What should a pipe band snare drum sound like?

We’ve all got differing opinions of what our drums should sound like.  This includes the journey to getting that sound – how we tune those bad boys!

Let’s take a look at some of the key terms :

Flat, pitchy, bright, dull, dry, loose, wet, snarey, tinny, tubby, metallic, rich, resonant, choked, and there are probably a plethora of other terms we use.  We’ve all seen them before, especially on the score sheets.

What do these terms mean and what are we actually trying to strive for when it comes to the sound of the Scottish snare drum?!  Well, at the end of the day, there is no right and wrong.  Everyone has a different ear, and different taste. Otherwise, we would all listen to the Rihanna, eat Burritos and drink Guinness.  OK, I’m just getting carried away but I’m a fan of them all, haha.

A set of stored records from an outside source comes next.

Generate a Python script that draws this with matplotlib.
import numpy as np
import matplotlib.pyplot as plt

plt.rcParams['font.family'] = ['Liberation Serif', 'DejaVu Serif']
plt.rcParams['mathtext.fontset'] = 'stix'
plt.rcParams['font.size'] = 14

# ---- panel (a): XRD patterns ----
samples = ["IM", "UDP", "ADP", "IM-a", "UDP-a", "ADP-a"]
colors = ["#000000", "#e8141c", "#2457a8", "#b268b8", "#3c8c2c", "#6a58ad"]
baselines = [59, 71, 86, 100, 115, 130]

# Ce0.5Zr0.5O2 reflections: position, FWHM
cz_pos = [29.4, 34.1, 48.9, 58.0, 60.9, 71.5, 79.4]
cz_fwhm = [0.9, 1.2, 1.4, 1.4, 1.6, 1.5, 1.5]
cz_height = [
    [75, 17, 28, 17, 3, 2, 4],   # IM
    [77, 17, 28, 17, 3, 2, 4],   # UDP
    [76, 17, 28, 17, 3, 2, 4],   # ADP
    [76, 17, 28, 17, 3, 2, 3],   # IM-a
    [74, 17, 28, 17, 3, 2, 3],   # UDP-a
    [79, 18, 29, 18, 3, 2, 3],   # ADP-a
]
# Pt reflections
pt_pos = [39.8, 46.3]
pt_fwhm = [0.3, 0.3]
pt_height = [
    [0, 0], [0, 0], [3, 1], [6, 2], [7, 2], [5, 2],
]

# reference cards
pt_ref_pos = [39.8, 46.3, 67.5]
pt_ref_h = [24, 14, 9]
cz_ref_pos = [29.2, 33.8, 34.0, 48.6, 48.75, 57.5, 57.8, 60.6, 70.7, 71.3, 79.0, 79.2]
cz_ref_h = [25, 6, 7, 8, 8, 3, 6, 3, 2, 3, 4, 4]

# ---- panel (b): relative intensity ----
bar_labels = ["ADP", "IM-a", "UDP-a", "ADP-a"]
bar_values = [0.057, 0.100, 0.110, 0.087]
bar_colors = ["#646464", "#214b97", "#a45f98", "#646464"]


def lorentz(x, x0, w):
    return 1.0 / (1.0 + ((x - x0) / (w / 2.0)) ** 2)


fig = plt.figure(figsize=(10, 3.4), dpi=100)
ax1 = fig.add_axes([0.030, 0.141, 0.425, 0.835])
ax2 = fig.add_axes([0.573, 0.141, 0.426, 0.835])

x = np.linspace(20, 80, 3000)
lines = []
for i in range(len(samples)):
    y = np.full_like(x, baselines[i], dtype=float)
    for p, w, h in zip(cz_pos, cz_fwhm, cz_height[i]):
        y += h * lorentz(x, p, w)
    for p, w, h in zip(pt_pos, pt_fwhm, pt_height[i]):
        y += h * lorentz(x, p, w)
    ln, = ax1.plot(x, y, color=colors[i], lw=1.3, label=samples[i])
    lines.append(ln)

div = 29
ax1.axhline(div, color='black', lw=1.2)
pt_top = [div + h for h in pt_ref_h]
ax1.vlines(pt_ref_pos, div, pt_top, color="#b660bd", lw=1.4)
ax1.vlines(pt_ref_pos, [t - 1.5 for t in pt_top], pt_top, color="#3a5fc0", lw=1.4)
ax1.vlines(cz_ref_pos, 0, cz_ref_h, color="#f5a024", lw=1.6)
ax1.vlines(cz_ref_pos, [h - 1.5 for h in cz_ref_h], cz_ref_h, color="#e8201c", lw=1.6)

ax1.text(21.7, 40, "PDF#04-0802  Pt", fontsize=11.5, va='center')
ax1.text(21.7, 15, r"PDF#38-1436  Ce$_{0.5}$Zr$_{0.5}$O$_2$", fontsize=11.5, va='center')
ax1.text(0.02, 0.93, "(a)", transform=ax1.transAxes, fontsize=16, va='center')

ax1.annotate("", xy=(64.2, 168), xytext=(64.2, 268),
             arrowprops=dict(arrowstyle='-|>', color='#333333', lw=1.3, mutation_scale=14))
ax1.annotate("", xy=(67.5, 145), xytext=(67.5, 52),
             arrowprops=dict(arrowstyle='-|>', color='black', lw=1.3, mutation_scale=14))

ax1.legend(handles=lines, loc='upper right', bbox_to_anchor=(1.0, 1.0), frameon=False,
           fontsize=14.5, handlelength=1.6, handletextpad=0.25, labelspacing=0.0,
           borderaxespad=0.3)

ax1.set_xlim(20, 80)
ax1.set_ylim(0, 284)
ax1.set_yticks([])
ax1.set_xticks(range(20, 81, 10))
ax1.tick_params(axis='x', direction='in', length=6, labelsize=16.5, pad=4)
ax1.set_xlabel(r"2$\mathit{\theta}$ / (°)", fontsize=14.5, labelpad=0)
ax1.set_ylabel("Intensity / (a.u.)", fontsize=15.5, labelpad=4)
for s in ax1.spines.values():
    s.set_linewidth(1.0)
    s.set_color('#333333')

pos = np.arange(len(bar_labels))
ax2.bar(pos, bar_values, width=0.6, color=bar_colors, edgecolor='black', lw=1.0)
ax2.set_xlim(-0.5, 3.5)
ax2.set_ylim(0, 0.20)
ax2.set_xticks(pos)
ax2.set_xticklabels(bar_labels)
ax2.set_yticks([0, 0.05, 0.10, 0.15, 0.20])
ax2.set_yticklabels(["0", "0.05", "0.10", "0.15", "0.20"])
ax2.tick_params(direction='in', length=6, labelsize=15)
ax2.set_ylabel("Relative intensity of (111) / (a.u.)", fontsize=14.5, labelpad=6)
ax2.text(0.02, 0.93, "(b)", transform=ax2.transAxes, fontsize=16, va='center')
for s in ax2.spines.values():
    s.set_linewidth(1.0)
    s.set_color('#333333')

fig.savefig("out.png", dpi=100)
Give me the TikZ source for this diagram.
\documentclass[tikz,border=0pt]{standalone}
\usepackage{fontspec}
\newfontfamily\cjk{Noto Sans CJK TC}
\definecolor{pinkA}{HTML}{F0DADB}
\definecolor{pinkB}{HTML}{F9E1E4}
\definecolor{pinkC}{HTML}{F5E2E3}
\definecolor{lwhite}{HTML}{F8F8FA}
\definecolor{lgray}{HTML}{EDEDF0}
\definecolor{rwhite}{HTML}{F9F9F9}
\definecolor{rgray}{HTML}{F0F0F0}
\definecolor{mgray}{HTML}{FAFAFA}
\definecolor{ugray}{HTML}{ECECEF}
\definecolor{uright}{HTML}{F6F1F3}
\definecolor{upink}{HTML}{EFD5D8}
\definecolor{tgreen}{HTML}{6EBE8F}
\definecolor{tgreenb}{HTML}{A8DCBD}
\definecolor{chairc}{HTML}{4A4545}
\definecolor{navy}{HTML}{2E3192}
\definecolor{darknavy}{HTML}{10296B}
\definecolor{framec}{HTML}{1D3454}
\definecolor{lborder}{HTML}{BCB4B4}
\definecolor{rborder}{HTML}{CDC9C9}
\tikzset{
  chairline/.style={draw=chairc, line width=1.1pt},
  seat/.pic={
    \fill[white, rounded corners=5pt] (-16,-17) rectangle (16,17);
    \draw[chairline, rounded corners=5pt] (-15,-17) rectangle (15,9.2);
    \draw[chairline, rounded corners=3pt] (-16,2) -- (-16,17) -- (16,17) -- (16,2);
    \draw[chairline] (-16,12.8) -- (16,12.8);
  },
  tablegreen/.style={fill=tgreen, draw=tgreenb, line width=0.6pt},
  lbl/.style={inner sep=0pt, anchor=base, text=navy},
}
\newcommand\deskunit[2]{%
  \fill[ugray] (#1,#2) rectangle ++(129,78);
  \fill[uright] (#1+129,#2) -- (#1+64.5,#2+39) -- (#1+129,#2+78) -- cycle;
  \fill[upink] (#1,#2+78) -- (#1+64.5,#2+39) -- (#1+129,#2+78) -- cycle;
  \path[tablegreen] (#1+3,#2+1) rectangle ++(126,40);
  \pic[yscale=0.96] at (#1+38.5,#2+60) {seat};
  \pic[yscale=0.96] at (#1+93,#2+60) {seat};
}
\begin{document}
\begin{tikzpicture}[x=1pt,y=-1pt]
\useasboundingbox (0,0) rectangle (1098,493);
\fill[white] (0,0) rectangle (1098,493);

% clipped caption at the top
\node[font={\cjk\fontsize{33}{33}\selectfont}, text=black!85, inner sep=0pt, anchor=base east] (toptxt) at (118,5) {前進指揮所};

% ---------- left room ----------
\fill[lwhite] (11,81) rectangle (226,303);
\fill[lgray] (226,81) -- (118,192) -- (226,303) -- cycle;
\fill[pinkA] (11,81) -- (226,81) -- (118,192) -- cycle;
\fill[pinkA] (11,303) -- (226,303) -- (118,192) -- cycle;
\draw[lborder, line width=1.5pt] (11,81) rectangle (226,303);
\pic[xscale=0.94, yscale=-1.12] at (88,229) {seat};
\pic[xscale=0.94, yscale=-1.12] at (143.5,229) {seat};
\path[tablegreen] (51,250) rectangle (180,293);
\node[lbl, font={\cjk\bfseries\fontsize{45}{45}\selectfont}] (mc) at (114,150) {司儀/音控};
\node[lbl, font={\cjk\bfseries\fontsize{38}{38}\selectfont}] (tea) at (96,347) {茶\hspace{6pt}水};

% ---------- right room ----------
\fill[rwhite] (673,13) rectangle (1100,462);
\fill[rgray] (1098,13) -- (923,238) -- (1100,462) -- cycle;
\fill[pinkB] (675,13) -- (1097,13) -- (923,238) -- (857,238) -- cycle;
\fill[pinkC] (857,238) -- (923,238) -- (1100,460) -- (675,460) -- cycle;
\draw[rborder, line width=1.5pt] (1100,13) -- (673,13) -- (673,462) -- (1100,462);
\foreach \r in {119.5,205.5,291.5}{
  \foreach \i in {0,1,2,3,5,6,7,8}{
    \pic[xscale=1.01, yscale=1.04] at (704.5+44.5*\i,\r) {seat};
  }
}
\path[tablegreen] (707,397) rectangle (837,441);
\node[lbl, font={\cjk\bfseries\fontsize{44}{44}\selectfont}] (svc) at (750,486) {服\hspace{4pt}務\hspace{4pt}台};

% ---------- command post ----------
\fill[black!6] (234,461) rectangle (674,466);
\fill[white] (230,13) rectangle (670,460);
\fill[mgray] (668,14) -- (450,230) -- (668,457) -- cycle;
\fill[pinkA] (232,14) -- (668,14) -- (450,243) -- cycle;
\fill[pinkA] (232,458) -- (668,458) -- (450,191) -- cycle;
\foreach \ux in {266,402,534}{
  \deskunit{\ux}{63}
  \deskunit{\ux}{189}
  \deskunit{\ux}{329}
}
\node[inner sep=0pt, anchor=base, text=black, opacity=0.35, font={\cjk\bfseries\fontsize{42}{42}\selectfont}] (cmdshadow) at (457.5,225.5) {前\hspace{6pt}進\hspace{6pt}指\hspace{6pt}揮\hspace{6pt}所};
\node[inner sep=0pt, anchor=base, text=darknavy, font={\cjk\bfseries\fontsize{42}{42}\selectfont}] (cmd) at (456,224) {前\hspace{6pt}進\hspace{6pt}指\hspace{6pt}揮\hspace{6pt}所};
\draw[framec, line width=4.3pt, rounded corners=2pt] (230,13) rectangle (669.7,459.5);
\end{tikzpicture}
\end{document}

When it comes to drum tone – I know what I like.  Also, I know what I don’t like.  How I get there, well sometimes that depends on the drum, the heads and how it was set up originally.  I really feel like more drummers should get the opportunity to tune their own drum.  In my experience, there is usually one drummer in the corps who tunes all of the drums.  I totally see the benefits of this, as that one person can ensure every drum is treated the same.  However, it also means that 95% of pipe band drummers in the world don’t know how to tune their drum because they have simply never had the chance to.  I had no clue where to start with my drum up until a few years ago.  I have always been fortunate to have had my drum tuned, right back to my Monkstown Mossley days through to my Simon Fraser University days and now in my role as leading drummer with Canterbury.  Over the past few years Bruce Fraser has looked after my drums, and done a great job of it! But I have made more of an effort to ask questions, watch, learn and make mistakes.  430722_367590016605181_169198320_n

Every opportunity I’ve had, I’ve asked questions.  It’s the only way to build the knowledge. And as I alluded to above, I have made mistakes too.  Let’s face it though – how much damage can you really do? Well, not much.  Provided you take your time and follow some simple rules – you’ll be grand. I now have a better understanding of how to set my drum up to get the tone I want.  The biggest lesson I learned this year – don’t keep pushing the tension of the head to get a better sound. It simply doesn’t work like that.

So many drummers have told me that “The drum should be hard as concrete”.  In my experience – that’s rubbish.  In fact, I find that when you go too far with the tension on both heads, you get a sound that is reminiscent to a tin roof being bombarded with a bucket of stones.  The drum has a natural point where it sounds pleasant to the ear.  I know we have been on a mission to chase the bagpipe pitch, but we have still got to ensure our tone is pleasant and rich.  The other big risk of over-tensioning is “BANG”. We all know that terrible sound.

I would love to hear from you about what you think makes a drum sound great. My personal preference is a bright pitch (not through the roof tight though – this is too metallic for my liking), with a rich tonal quality from the bottom head and a great balance of snare response – loose but not falling off! A few sounds in recent years that I have really enjoyed – FMM 2014, 78th Frasers 2014, SFU 2008 and Shotts on more years than I can count.

Who’s right and who’s wrong? What is the perfect sound?


(Please check out the brand-spanking-new COME2DRUM website)


4 thoughts on “What should a pipe band snare drum sound like?

  1. James – I’d venture to suggest there is no perfect sound. How the snares compliment the rest of the drum corps and the piping is probably the thing to aim for. Those difficult to tune and keep tuned bagpipes will make your job a lot harder! Nice article – I enjoyed the read 🙂

  2. James:

    A pleasant tone coming off the drum, when standing a few feet behind or in front of the drum. No ringing or that infamous timbale sound. I like to hear the snares, can’t stand them too tight. I also like to hear the corps matched in sound. We have so many tools now to put that sound together. Let the bottom snare actually act like a snare. It’s the first thing I check when someone asks me to help tune their corps. Most of the bottom snares are as tight as a drawn bow string.